• Source code of charts

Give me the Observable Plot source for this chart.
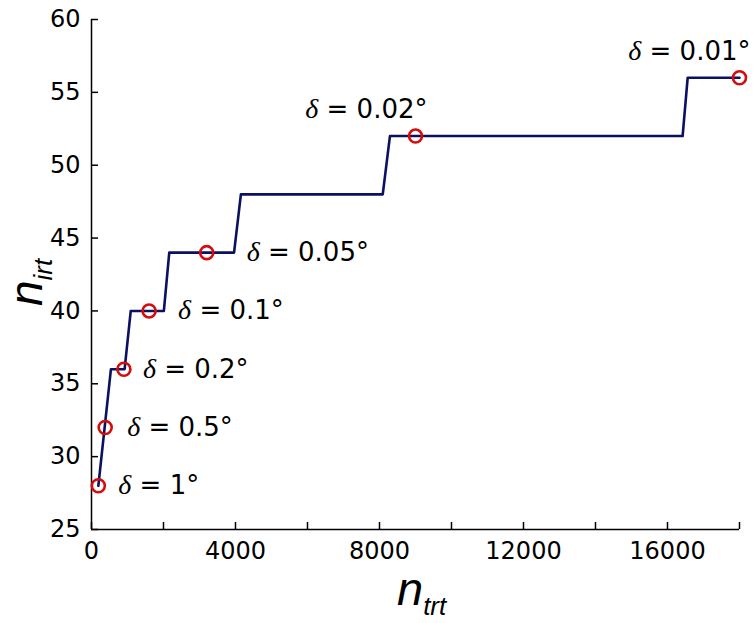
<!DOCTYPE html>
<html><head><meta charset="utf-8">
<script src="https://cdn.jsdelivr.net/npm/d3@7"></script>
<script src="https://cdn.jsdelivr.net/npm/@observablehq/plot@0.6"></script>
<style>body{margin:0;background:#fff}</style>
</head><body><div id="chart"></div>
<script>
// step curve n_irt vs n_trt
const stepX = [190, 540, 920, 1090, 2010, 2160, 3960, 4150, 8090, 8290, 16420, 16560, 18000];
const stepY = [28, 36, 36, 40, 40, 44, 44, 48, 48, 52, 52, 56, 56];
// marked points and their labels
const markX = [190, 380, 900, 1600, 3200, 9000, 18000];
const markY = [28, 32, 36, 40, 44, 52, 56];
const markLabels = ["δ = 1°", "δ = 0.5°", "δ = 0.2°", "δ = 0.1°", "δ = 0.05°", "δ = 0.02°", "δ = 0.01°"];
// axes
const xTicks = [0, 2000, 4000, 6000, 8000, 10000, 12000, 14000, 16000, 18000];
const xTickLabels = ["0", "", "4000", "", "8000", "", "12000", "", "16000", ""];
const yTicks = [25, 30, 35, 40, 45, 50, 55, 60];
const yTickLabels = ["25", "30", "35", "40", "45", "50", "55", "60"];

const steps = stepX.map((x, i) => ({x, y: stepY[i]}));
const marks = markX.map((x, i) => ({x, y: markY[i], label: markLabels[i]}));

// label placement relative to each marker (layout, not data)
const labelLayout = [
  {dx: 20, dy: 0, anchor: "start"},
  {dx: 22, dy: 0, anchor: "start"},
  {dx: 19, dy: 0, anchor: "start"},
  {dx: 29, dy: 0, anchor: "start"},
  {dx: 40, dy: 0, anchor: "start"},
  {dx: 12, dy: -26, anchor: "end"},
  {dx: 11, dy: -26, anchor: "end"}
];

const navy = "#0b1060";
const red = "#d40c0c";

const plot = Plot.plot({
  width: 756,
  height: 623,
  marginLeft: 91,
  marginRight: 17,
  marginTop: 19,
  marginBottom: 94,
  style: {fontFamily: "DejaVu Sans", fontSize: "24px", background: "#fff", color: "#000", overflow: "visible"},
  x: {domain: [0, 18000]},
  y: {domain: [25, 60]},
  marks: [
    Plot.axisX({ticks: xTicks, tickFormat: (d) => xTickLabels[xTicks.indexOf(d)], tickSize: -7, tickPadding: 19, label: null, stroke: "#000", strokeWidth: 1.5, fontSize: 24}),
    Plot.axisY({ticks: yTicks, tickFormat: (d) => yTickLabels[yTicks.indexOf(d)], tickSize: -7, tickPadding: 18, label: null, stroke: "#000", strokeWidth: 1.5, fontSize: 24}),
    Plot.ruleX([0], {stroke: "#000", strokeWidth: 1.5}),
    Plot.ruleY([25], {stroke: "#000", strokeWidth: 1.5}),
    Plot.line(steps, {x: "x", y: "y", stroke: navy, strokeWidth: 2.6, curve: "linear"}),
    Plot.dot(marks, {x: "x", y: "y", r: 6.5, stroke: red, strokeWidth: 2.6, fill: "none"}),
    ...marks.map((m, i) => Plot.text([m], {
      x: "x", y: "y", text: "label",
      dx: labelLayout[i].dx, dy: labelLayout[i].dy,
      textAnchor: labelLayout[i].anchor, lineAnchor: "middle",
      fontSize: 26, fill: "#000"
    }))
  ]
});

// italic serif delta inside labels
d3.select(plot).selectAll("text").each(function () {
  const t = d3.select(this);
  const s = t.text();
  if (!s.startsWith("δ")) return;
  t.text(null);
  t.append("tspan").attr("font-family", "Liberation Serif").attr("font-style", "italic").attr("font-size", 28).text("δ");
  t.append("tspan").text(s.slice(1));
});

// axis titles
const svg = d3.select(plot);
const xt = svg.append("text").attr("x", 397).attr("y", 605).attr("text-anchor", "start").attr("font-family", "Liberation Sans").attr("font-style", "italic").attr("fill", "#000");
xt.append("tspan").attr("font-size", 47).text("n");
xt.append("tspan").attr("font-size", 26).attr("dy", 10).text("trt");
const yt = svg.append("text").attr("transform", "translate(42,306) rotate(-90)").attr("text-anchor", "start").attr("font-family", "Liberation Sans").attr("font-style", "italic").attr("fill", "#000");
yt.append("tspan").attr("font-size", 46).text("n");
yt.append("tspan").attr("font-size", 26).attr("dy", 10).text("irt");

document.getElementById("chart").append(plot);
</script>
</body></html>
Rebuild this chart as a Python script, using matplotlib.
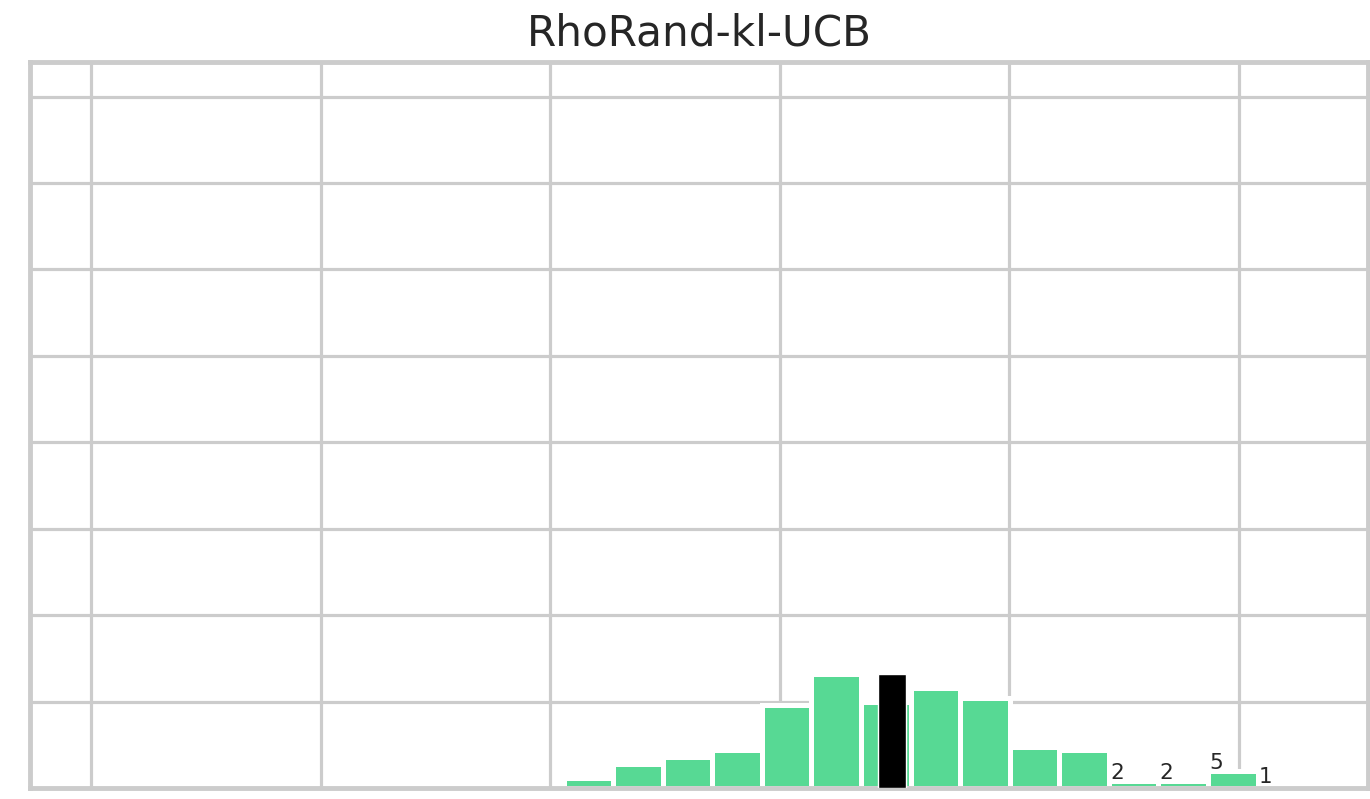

• YOUR INSTRUCTIONS
Transcribe every record above exactly as written, leaving out any pictures.

• ANSWER TO THE TASK
Give me the Observable Plot source for this chart.
<!DOCTYPE html>
<html><head><meta charset="utf-8">
<script src="https://cdn.jsdelivr.net/npm/d3@7"></script>
<script src="https://cdn.jsdelivr.net/npm/@observablehq/plot@0.6"></script>
<style>body{margin:0;background:#fff}</style>
</head><body><div id="chart"></div>
<script>
// step curve n_irt vs n_trt
const stepX = [190, 540, 920, 1090, 2010, 2160, 3960, 4150, 8090, 8290, 16420, 16560, 18000];
const stepY = [28, 36, 36, 40, 40, 44, 44, 48, 48, 52, 52, 56, 56];
// marked points and their labels
const markX = [190, 380, 900, 1600, 3200, 9000, 18000];
const markY = [28, 32, 36, 40, 44, 52, 56];
const markLabels = ["δ = 1°", "δ = 0.5°", "δ = 0.2°", "δ = 0.1°", "δ = 0.05°", "δ = 0.02°", "δ = 0.01°"];
// axes
const xTicks = [0, 2000, 4000, 6000, 8000, 10000, 12000, 14000, 16000, 18000];
const xTickLabels = ["0", "", "4000", "", "8000", "", "12000", "", "16000", ""];
const yTicks = [25, 30, 35, 40, 45, 50, 55, 60];
const yTickLabels = ["25", "30", "35", "40", "45", "50", "55", "60"];

const steps = stepX.map((x, i) => ({x, y: stepY[i]}));
const marks = markX.map((x, i) => ({x, y: markY[i], label: markLabels[i]}));

// label placement relative to each marker (layout, not data)
const labelLayout = [
  {dx: 20, dy: 0, anchor: "start"},
  {dx: 22, dy: 0, anchor: "start"},
  {dx: 19, dy: 0, anchor: "start"},
  {dx: 29, dy: 0, anchor: "start"},
  {dx: 40, dy: 0, anchor: "start"},
  {dx: 12, dy: -26, anchor: "end"},
  {dx: 11, dy: -26, anchor: "end"}
];

const navy = "#0b1060";
const red = "#d40c0c";

const plot = Plot.plot({
  width: 756,
  height: 623,
  marginLeft: 91,
  marginRight: 17,
  marginTop: 19,
  marginBottom: 94,
  style: {fontFamily: "DejaVu Sans", fontSize: "24px", background: "#fff", color: "#000", overflow: "visible"},
  x: {domain: [0, 18000]},
  y: {domain: [25, 60]},
  marks: [
    Plot.axisX({ticks: xTicks, tickFormat: (d) => xTickLabels[xTicks.indexOf(d)], tickSize: -7, tickPadding: 19, label: null, stroke: "#000", strokeWidth: 1.5, fontSize: 24}),
    Plot.axisY({ticks: yTicks, tickFormat: (d) => yTickLabels[yTicks.indexOf(d)], tickSize: -7, tickPadding: 18, label: null, stroke: "#000", strokeWidth: 1.5, fontSize: 24}),
    Plot.ruleX([0], {stroke: "#000", strokeWidth: 1.5}),
    Plot.ruleY([25], {stroke: "#000", strokeWidth: 1.5}),
    Plot.line(steps, {x: "x", y: "y", stroke: navy, strokeWidth: 2.6, curve: "linear"}),
    Plot.dot(marks, {x: "x", y: "y", r: 6.5, stroke: red, strokeWidth: 2.6, fill: "none"}),
    ...marks.map((m, i) => Plot.text([m], {
      x: "x", y: "y", text: "label",
      dx: labelLayout[i].dx, dy: labelLayout[i].dy,
      textAnchor: labelLayout[i].anchor, lineAnchor: "middle",
      fontSize: 26, fill: "#000"
    }))
  ]
});

// italic serif delta inside labels
d3.select(plot).selectAll("text").each(function () {
  const t = d3.select(this);
  const s = t.text();
  if (!s.startsWith("δ")) return;
  t.text(null);
  t.append("tspan").attr("font-family", "Liberation Serif").attr("font-style", "italic").attr("font-size", 28).text("δ");
  t.append("tspan").text(s.slice(1));
});

// axis titles
const svg = d3.select(plot);
const xt = svg.append("text").attr("x", 397).attr("y", 605).attr("text-anchor", "start").attr("font-family", "Liberation Sans").attr("font-style", "italic").attr("fill", "#000");
xt.append("tspan").attr("font-size", 47).text("n");
xt.append("tspan").attr("font-size", 26).attr("dy", 10).text("trt");
const yt = svg.append("text").attr("transform", "translate(42,306) rotate(-90)").attr("text-anchor", "start").attr("font-family", "Liberation Sans").attr("font-style", "italic").attr("fill", "#000");
yt.append("tspan").attr("font-size", 46).text("n");
yt.append("tspan").attr("font-size", 26).attr("dy", 10).text("irt");

document.getElementById("chart").append(plot);
</script>
</body></html>
Rebuild this chart as a Python script, using matplotlib.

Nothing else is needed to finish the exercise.